- Born: 5 April 1948
- Died: 4 August 2005 (aged 57) Jaffna, Sri Lanka
- Police career
- Allegiance: Sri Lanka
- Department: Sri Lanka Police Service
- Service years: 1972–2005
- Rank: Deputy Inspector General of Police (Posthumalsy)

= Charles Wijewardhana =

Sri Lankan police officer and rugby player

Charles Wijewardhana (5 April 1948 – 4 August 2005) was a Sri Lankan police officer and rugby player. He was serving as the Superintendent of Police (SP), Jaffna when he was kidnapped and killed by a mob at Inuvil, Jaffna.

==Career==
Educated at Vidyartha College, Wijewardhana started playing for the school rugby team in 1965. Following his schooling, he joined the Royal Ceylon Air Force in 1968 and captained the Air Force Sports Club in 1972. He then joined the Sri Lanka Police as a Sub-inspector on 6 August 1972 and captained the Police Sports Club in 1979 winning the Clifford Cup. He had played for the Kandy Sports Club, the CH & FC and the national team. He then served as a rugby referee, and as the official secretary of the Referees Society in 1989 and 1990.

Wijewardhana had served as Assistant Superintendent of Police in Kurunegala for five years before his promotion to the rank of Superintendent and a year later was posted to Jaffna.

==Death==
Wijewardhana was serving as SP Jaffna during the Norwegian cease-fire agreement, when in the afternoon of 4 August 2005 a barber Jayaseelan Shantharuban was wounded in an accidencial discharge of a service rifle of group of soldiers who had come to the saloon for a haircut in Inuvil, Jaffna. The soldiers fled to their camp 300 m away and Shantharuban was pronounced dead on admission to the Jaffna General Hospital. Within ninety minutes, as word spread of Shantharuban's death, a large crowd gathered at the Inuvil junction and began demanding the surrender of the soldiers, claiming that the shooting was deliberate. Soon the crowd became violent putting up roadblocks by cutting down trees, pelting stones at vehicles and burning tyres, disrupting traffic on the main Jaffna-Kankesanthurai road.

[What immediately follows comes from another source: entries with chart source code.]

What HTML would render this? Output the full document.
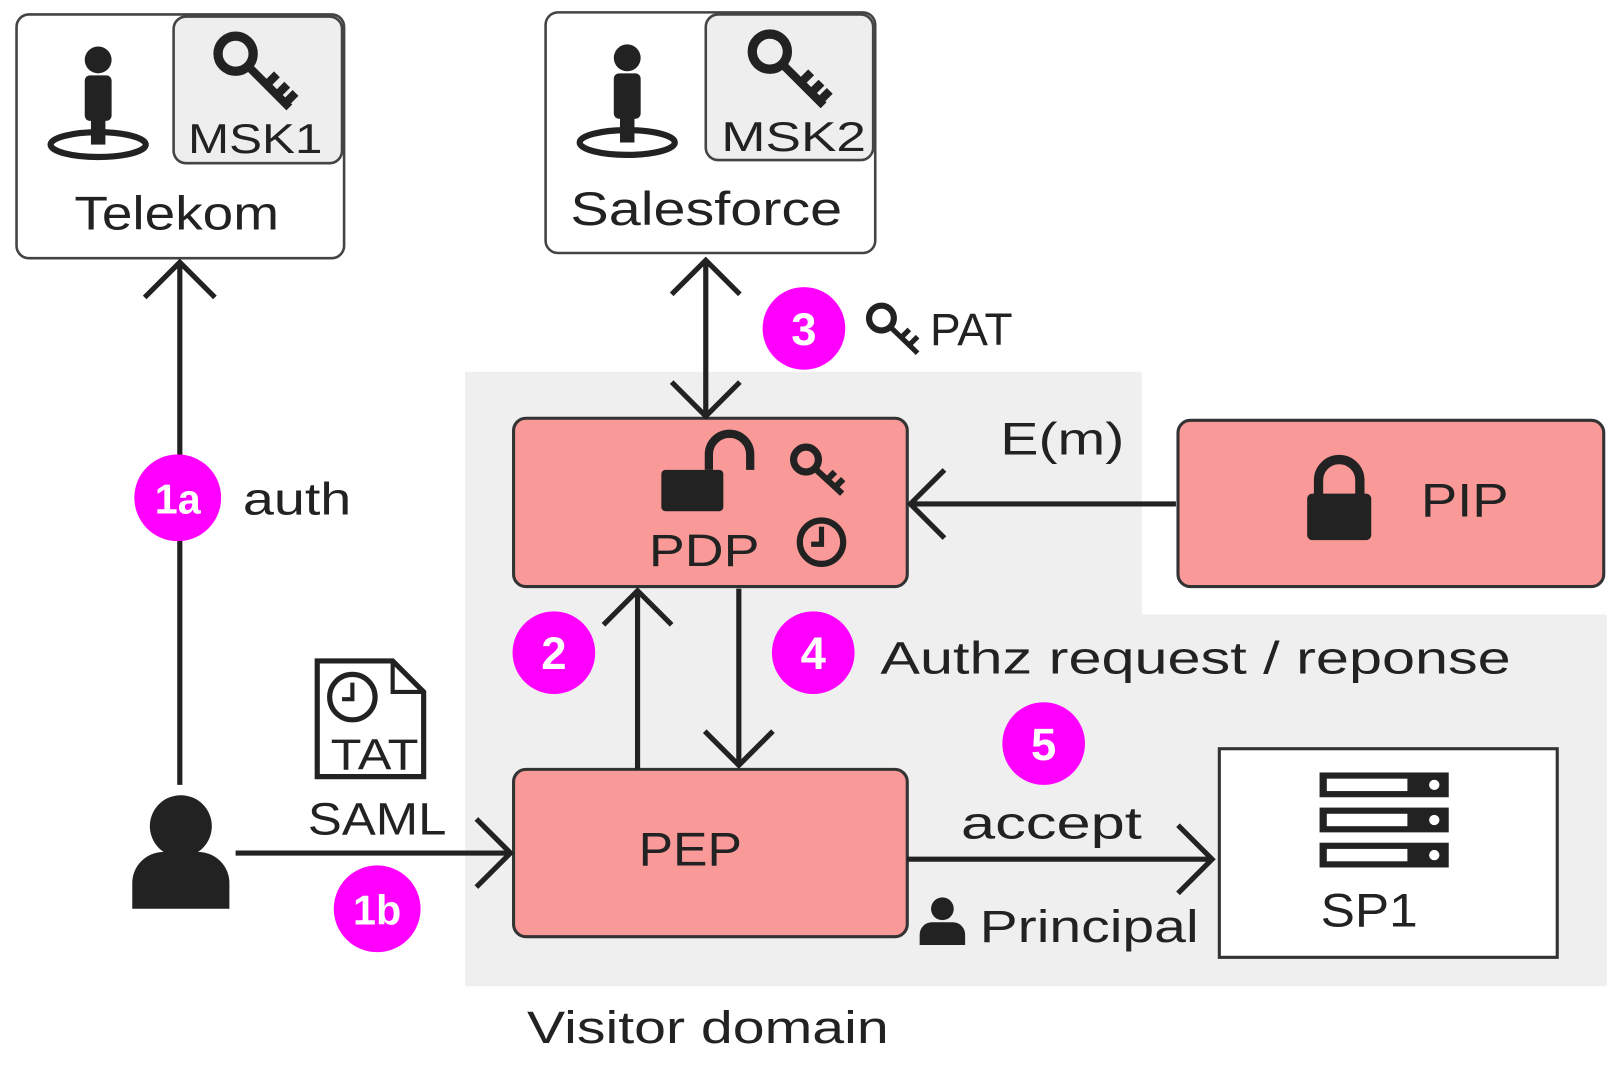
<!DOCTYPE html>
<html><head><meta charset="utf-8"><style>
html,body{margin:0;padding:0;background:#fff;}
svg{display:block;}
text{font-family:"Liberation Sans",sans-serif;fill:#222;}
</style></head><body>
<svg width="1612" height="1073" viewBox="0 0 1560 1039" preserveAspectRatio="none" xmlns="http://www.w3.org/2000/svg">
<defs>
<g id="person">
<circle cx="0" cy="-42" r="13" fill="#222"/>
<rect x="-13" y="-27" width="26" height="44" rx="5" fill="#222"/>
<rect x="-7" y="10" width="14" height="30" fill="#222"/>
<ellipse cx="0" cy="40" rx="46" ry="12" fill="none" stroke="#222" stroke-width="6"/>
</g>
<g id="key">
<circle cx="0" cy="0" r="17" fill="none" stroke="#222" stroke-width="9"/>
<path d="M12 12 L52 52 M30 30 L40 20 M40 40 L50 30 M48 48 L58 38" stroke="#222" stroke-width="8" fill="none"/>
</g>
</defs>
<path d="M450 360 H1105 V595 H1555 V955 H450 Z" fill="#efefef"/>

<rect x="16" y="14" width="317" height="236" rx="12" fill="#fff" stroke="#444" stroke-width="2.5"/>
<rect x="168" y="16" width="163" height="142" rx="12" fill="#eee" stroke="#444" stroke-width="2.5"/>
<use href="#person" x="95" y="100"/>
<use href="#key" x="228" y="52"/>
<text x="182" y="148" font-size="40" textLength="130" lengthAdjust="spacingAndGlyphs">MSK1</text>
<text x="72" y="222" font-size="46" textLength="198" lengthAdjust="spacingAndGlyphs">Telekom</text>

<rect x="528" y="12" width="319" height="233" rx="12" fill="#fff" stroke="#444" stroke-width="2.5"/>
<rect x="683" y="14" width="162" height="141" rx="12" fill="#eee" stroke="#444" stroke-width="2.5"/>
<use href="#person" x="607" y="98"/>
<use href="#key" x="745" y="50"/>
<text x="698" y="146" font-size="40" textLength="140" lengthAdjust="spacingAndGlyphs">MSK2</text>
<text x="552" y="218" font-size="46" textLength="263" lengthAdjust="spacingAndGlyphs">Salesforce</text>

<rect x="497" y="405" width="381" height="163" rx="12" fill="#f99a98" stroke="#333" stroke-width="3"/>
<rect x="640" y="455" width="60" height="40" rx="4" fill="#222"/>
<path d="M686 455 V440 a20 20 0 0 1 40 0 V455" fill="none" stroke="#222" stroke-width="8"/>
<circle cx="780" cy="445" r="12" fill="none" stroke="#222" stroke-width="7"/>
<path d="M789 454 L815 478 M800 465 L808 457 M808 472 L816 464" stroke="#222" stroke-width="6" fill="none"/>
<circle cx="795" cy="525" r="21" fill="none" stroke="#222" stroke-width="6"/>
<path d="M795 510 V527 H785" stroke="#222" stroke-width="5" fill="none"/>
<text x="628" y="548" font-size="44" textLength="107" lengthAdjust="spacingAndGlyphs">PDP</text>

<rect x="1140" y="407" width="412" height="161" rx="12" fill="#f99a98" stroke="#333" stroke-width="3"/>
<rect x="1265" y="478" width="62" height="45" rx="5" fill="#222"/>
<path d="M1276 480 V465 a20 20 0 0 1 40 0 V480" fill="none" stroke="#222" stroke-width="9"/>
<text x="1375" y="500" font-size="46" textLength="85" lengthAdjust="spacingAndGlyphs">PIP</text>

<rect x="497" y="745" width="381" height="162" rx="12" fill="#f99a98" stroke="#333" stroke-width="3"/>
<text x="618" y="838" font-size="46" textLength="100" lengthAdjust="spacingAndGlyphs">PEP</text>

<rect x="1180" y="725" width="327" height="202" fill="#fff" stroke="#333" stroke-width="3"/>
<g fill="#222">
<rect x="1277" y="748" width="125" height="24"/><rect x="1277" y="782" width="125" height="24"/><rect x="1277" y="816" width="125" height="24"/>
</g>
<g fill="#fff">
<rect x="1284" y="754" width="78" height="12"/><rect x="1284" y="788" width="78" height="12"/><rect x="1284" y="822" width="78" height="12"/>
<circle cx="1388" cy="760" r="5"/><circle cx="1388" cy="794" r="5"/><circle cx="1388" cy="828" r="5"/>
</g>
<text x="1278" y="897" font-size="46" textLength="94" lengthAdjust="spacingAndGlyphs">SP1</text>

<g stroke="#222" stroke-width="5" fill="none">
<path d="M174 760 V254 M140 288 L174 254 L208 288"/>
<path d="M683 252 V402 M650 285 L683 252 L716 285 M650 370 L683 403 L716 370"/>
<path d="M1138 488 H881 M914 455 L881 488 L914 521"/>
<path d="M617 745 V572 M584 605 L617 572 L650 605"/>
<path d="M715 570 V741 M682 708 L715 741 L748 708"/>
<path d="M228 826 H494 M461 793 L494 826 L461 859"/>
<path d="M878 832 H1173 M1140 799 L1173 832 L1140 865"/>
</g>

<g fill="#ff00ff">
<circle cx="172" cy="482" r="42"/><circle cx="778" cy="318" r="40"/><circle cx="536" cy="632" r="40"/>
<circle cx="787" cy="632" r="40"/><circle cx="1010" cy="720" r="40"/><circle cx="365" cy="880" r="42"/>
</g>
<g font-size="44" font-weight="bold" text-anchor="middle">
<text x="172" y="497" style="fill:#fff" font-size="40">1a</text>
<text x="778" y="334" style="fill:#fff">3</text>
<text x="536" y="648" style="fill:#fff">2</text>
<text x="787" y="648" style="fill:#fff">4</text>
<text x="1010" y="736" style="fill:#fff">5</text>
<text x="365" y="895" style="fill:#fff" font-size="40">1b</text>
</g>

<text x="235" y="498" font-size="44" textLength="105" lengthAdjust="spacingAndGlyphs">auth</text>
<circle cx="853" cy="308" r="12" fill="none" stroke="#222" stroke-width="6"/>
<path d="M861 316 L888 342 M872 327 L880 319 M880 334 L888 326" stroke="#222" stroke-width="5" fill="none"/>
<text x="900" y="334" font-size="44" textLength="80" lengthAdjust="spacingAndGlyphs">PAT</text>
<text x="968" y="440" font-size="44" textLength="120" lengthAdjust="spacingAndGlyphs">E(m)</text>
<text x="852" y="652" font-size="44" textLength="610" lengthAdjust="spacingAndGlyphs">Authz request / reponse</text>

<circle cx="175" cy="800" r="30" fill="#222"/>
<path d="M128 880 V855 a30 30 0 0 1 30 -30 H192 a30 30 0 0 1 30 30 V880 Z" fill="#222"/>

<path d="M307 640 H380 L410 670 V752 H307 Z" fill="#fff" stroke="#222" stroke-width="5"/>
<path d="M380 640 V670 H410" fill="none" stroke="#222" stroke-width="4"/>
<circle cx="341" cy="675" r="22" fill="#fff" stroke="#222" stroke-width="5"/>
<path d="M341 661 V677 H331" stroke="#222" stroke-width="4" fill="none"/>
<text x="320" y="745" font-size="42" textLength="85" lengthAdjust="spacingAndGlyphs">TAT</text>
<text x="298" y="808" font-size="44" textLength="134" lengthAdjust="spacingAndGlyphs">SAML</text>

<text x="930" y="812" font-size="44" textLength="175" lengthAdjust="spacingAndGlyphs">accept</text>
<circle cx="912" cy="880" r="11" fill="#222"/>
<path d="M890 915 V905 a12 12 0 0 1 12 -12 H922 a12 12 0 0 1 12 12 V915 Z" fill="#222"/>
<text x="948" y="912" font-size="44" textLength="212" lengthAdjust="spacingAndGlyphs">Principal</text>
<text x="510" y="1010" font-size="44" textLength="350" lengthAdjust="spacingAndGlyphs">Visitor domain</text>
</svg>
</body></html>
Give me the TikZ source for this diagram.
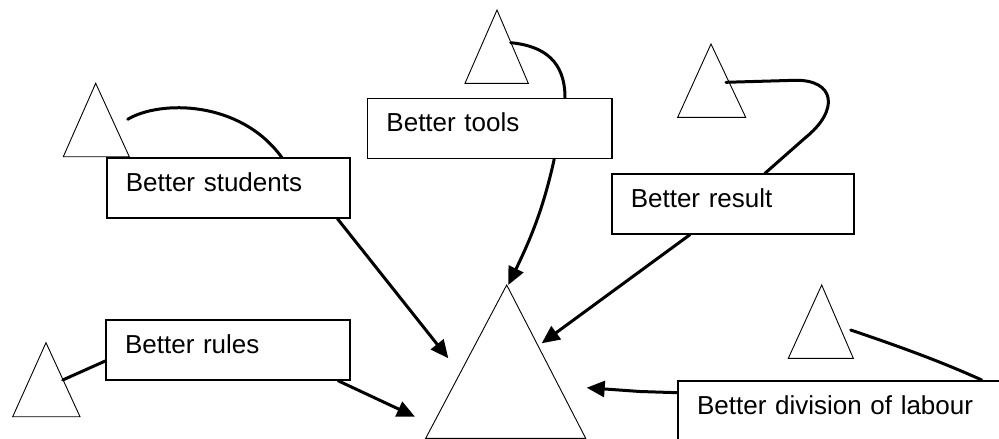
\documentclass[tikz,border=0pt]{standalone}
\usepackage{fontspec}
\setmainfont{Liberation Sans}
\usetikzlibrary{arrows.meta}
\begin{document}
\begin{tikzpicture}[x=1pt,y=-1pt,
  tri/.style={draw=black,line width=0.9pt,line join=miter},
  box/.style={draw=black,fill=white,line width=1.5pt,anchor=north west,
    inner xsep=19pt,inner ysep=0pt,align=left,
    text height=33.5pt,text depth=26.5pt,
    font=\fontsize{26}{30}\selectfont},
  link/.style={draw=black,line width=3pt,line cap=round},
  feed/.style={link,-{Triangle[length=18pt,width=16pt]}}]
\clip (0,0) rectangle (999,439);
\fill[white] (0,0) rectangle (999,439);

% small triangles beside the boxes
\draw[tri] (95.7,83.3) coordinate (t1) -- (129.3,156.7) -- (63.3,156.7) -- cycle;
\draw[tri] (497,10) coordinate (t2) -- (528.3,83.3) -- (465,83.3) -- cycle;
\draw[tri] (711,44) coordinate (t3) -- (745.7,117.3) -- (677.7,117.3) -- cycle;
\draw[tri] (46,342.7) coordinate (t4) -- (80,416.7) -- (12.7,416.7) -- cycle;
\draw[tri] (821.7,285) coordinate (t5) -- (853.3,358.3) -- (788.3,358.3) -- cycle;

% central triangle
\draw[tri] (506.7,285) coordinate (goal) -- (585.7,438.3) -- (425.7,438.3) -- cycle;

% boxes
\node[box,text width=205.3pt] (students) at (106,157.3) {Better students};
\node[box,text width=206.3pt] (tools) at (366.7,97.7) {Better tools};
\node[box,text width=204.3pt] (result) at (611,173.3) {Better result};
\node[box,text width=206pt] (rules) at (105.3,319.3) {Better rules};
\node[box,text width=302pt] (division) at (677.3,380) {Better division of labour};

% attachment points
\coordinate (c1a) at (127.7,119.3);
\coordinate (c2a) at (510.7,42.7);
\coordinate (c3a) at (726,82.3);
\coordinate (c4a) at (62.7,380);
\coordinate (c5a) at (850.7,330);
\coordinate (c1b) at ([xshift=175.7pt]students.north west);
\coordinate (c2b) at ([xshift=198.3pt]tools.north west);
\coordinate (c3b) at ([xshift=154pt]result.north west);
\coordinate (c4b) at ([yshift=-41.7pt]rules.north west);
\coordinate (c5b) at ([xshift=304.4pt]division.north west);

% links from the small triangles to their boxes
\draw[link] (c1a) .. controls (160,100) and (240,100) .. (c1b);
\draw[link] (c2a) .. controls (545,46) and (565,62) .. (c2b);
\draw[link] (c3a) -- (795,80.3) .. controls (835,79.5) and (840,110) .. (805,138) -- (c3b);
\draw[link] (c4a) -- (c4b);
\draw[link] (c5a) .. controls (895,345) and (940,361) .. (c5b);

% arrows into the central triangle
\coordinate (s1) at ([xshift=-13.3pt]students.south east);
\coordinate (s2) at ([xshift=-58.3pt]tools.south east);
\coordinate (s3) at ([xshift=-165pt]result.south east);
\coordinate (s4) at ([xshift=-12.6pt]rules.south east);
\coordinate (s5) at ([yshift=-12.7pt]division.north west);
\coordinate (g1) at (448.3,358.3);
\coordinate (g2) at (508.3,285);
\coordinate (g3) at (541.7,343.3);
\coordinate (g4) at (415,416.7);
\coordinate (g5) at (586.7,387.7);
\draw[feed] (s1) -- (g1);
\draw[feed] (s2) .. controls (543,210) and (530,240) .. (g2);
\draw[feed] (s3) -- (g3);
\draw[feed] (s4) -- (g4);
\draw[feed] (s5) -- (640,391.5) -- (g5);
\end{tikzpicture}
\end{document}
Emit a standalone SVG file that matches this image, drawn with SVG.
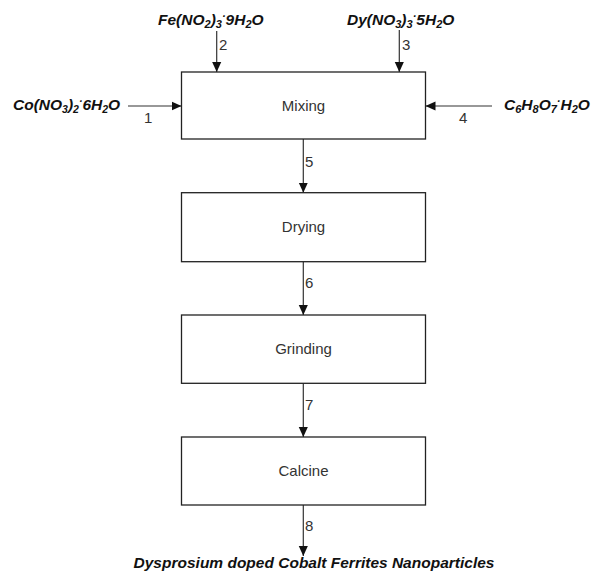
<svg xmlns="http://www.w3.org/2000/svg" width="600" height="572" viewBox="0 0 600 572">
<style>
.box{fill:#fff;stroke:#222;stroke-width:1.3}
.lbl{font-family:"Liberation Sans",Arial,sans-serif;font-size:15px;fill:#333;text-anchor:middle}
.num{font-family:"Liberation Sans",Arial,sans-serif;font-size:15px;fill:#333}
.chem{font-family:"Liberation Sans",Arial,sans-serif;font-size:15.5px;font-weight:bold;font-style:italic;fill:#111}
.ln{stroke:#333;stroke-width:1.2;fill:none;marker-end:url(#ah)}
</style>
<defs>
<marker id="ah" markerWidth="10" markerHeight="11" refX="11" refY="5" orient="auto" markerUnits="userSpaceOnUse" viewBox="0 0 11 10">
<path d="M0,0 L11,5 L0,10 z" fill="#111"/>
</marker>
</defs>
<rect width="600" height="572" fill="#fff"/>
<g id="connectors">
<line class="ln" x1="128" y1="106" x2="181.5" y2="106"/>
<line class="ln" x1="216.7" y1="31" x2="216.7" y2="72"/>
<line class="ln" x1="399.3" y1="30" x2="399.3" y2="72"/>
<line class="ln" x1="492" y1="106" x2="425.5" y2="106"/>
<line class="ln" x1="303.3" y1="139" x2="303.3" y2="192.7"/>
<line class="ln" x1="303.3" y1="261.7" x2="303.3" y2="315"/>
<line class="ln" x1="303.3" y1="383.3" x2="303.3" y2="437"/>
<line class="ln" x1="303.3" y1="505" x2="303.3" y2="556"/>
<text class="num" x="144" y="123">1</text>
<text class="num" x="219" y="50">2</text>
<text class="num" x="402" y="50">3</text>
<text class="num" x="459" y="123">4</text>
<text class="num" x="305" y="167">5</text>
<text class="num" x="305" y="288">6</text>
<text class="num" x="305" y="410">7</text>
<text class="num" x="305" y="531">8</text>
</g>
<g id="mixing"><rect class="box" x="181.5" y="72" width="244" height="67"/><text class="lbl" x="303.5" y="111">Mixing</text></g>
<g id="drying"><rect class="box" x="181.5" y="192.7" width="244" height="69"/><text class="lbl" x="303.5" y="232">Drying</text></g>
<g id="grinding"><rect class="box" x="181.5" y="315" width="244" height="68.3"/><text class="lbl" x="303.5" y="354">Grinding</text></g>
<g id="calcine"><rect class="box" x="181.5" y="437" width="244" height="68"/><text class="lbl" x="303.5" y="476">Calcine</text></g>
<g id="in-co"><text class="chem" x="13" y="110">Co(NO<tspan font-size="10.5" dy="3">3</tspan><tspan dy="-3">)</tspan><tspan font-size="10.5" dy="3">2</tspan><tspan font-size="10.5" dy="-8">·</tspan><tspan dy="5">6H</tspan><tspan font-size="10.5" dy="3">2</tspan><tspan dy="-3">O</tspan></text></g>
<g id="in-fe"><text class="chem" x="158" y="25" font-size="16.5">Fe(NO<tspan font-size="11" dy="3">2</tspan><tspan dy="-3">)</tspan><tspan font-size="11" dy="3">3</tspan><tspan font-size="11" dy="-8">·</tspan><tspan dy="5">9H</tspan><tspan font-size="11" dy="3">2</tspan><tspan dy="-3">O</tspan></text></g>
<g id="in-dy"><text class="chem" x="347" y="25" font-size="16.5">Dy(NO<tspan font-size="11" dy="3">3</tspan><tspan dy="-3">)</tspan><tspan font-size="11" dy="3">3</tspan><tspan font-size="11" dy="-8">·</tspan><tspan dy="5">5H</tspan><tspan font-size="11" dy="3">2</tspan><tspan dy="-3">O</tspan></text></g>
<g id="in-citric"><text class="chem" x="504" y="110" font-size="16.5">C<tspan font-size="11" dy="3">6</tspan><tspan dy="-3">H</tspan><tspan font-size="11" dy="3">8</tspan><tspan dy="-3">O</tspan><tspan font-size="11" dy="3">7</tspan><tspan font-size="11" dy="-8">·</tspan><tspan dy="5">H</tspan><tspan font-size="11" dy="3">2</tspan><tspan dy="-3">O</tspan></text></g>
<g id="product"><text class="chem" x="314" y="568" text-anchor="middle" font-size="14.7">Dysprosium doped Cobalt Ferrites Nanoparticles</text></g>
</svg>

Police officers from nearby Achchuveli and Chunnakam police stations were rushed along with a riot squad to control the mob. The riot squad engaged the rioters for two hours. Wijewardena arrived with police reinforcements, as the senior officer present, Wijewardena ordered his men to hold their position and proceeded alone into the crowd to talk to them in an attempt to calm the situation, as he had done in a previous similar situation. As dusk was setting in, the police officers did not see Wijewardena being abducted and soon realised that he was missing. The police immediately informed the Scandinavian representatives of the Sri Lanka Monitoring Mission about the disappearance of the officer while a search operation was mounted. Mallakam Magistrate, Sarjoini Illangovan who had been preparing to go to the barber salon to conduct the inquiry into the shooting was informed that Wijewardena's body had been spotted 2 km away from the location he was abducted. The magistrate visited the location at Palavodai along the Inuvil-Sudhumalai road where Wijewardena's body had been found. His body retained his police uniform tunic, yet the uniform trousers had been removed and he was clad in a sarong. His body had cut and stab injuries, and the Magistrate ordered an autopsy. The police arrested and produced the five soldiers before the Magistrate and two soldiers were remanded in custody.

He was posthumously promoted to the rank of Senior Superintendent of Police, prior to his funeral, on 7 August 2005 at the General Cemetery in Kurunegala, with full police honours. His wife and three children, were living in official quarters in Kurunegala at the time of his death. He was subsequently promoted to the rank of Deputy Inspector General of Police.

==Aftermath==
The police arrested the main suspect in the murder, Weerapandian Gopi, a LTTE member. During the arrest, the police officers were attacked by LTTE cadres wounding two officers. Subsequently the Criminal Investigation Department sought permission from the Attorney General's Department to transfer the murder case to Colombo from Jaffna due to threats from the LTTE.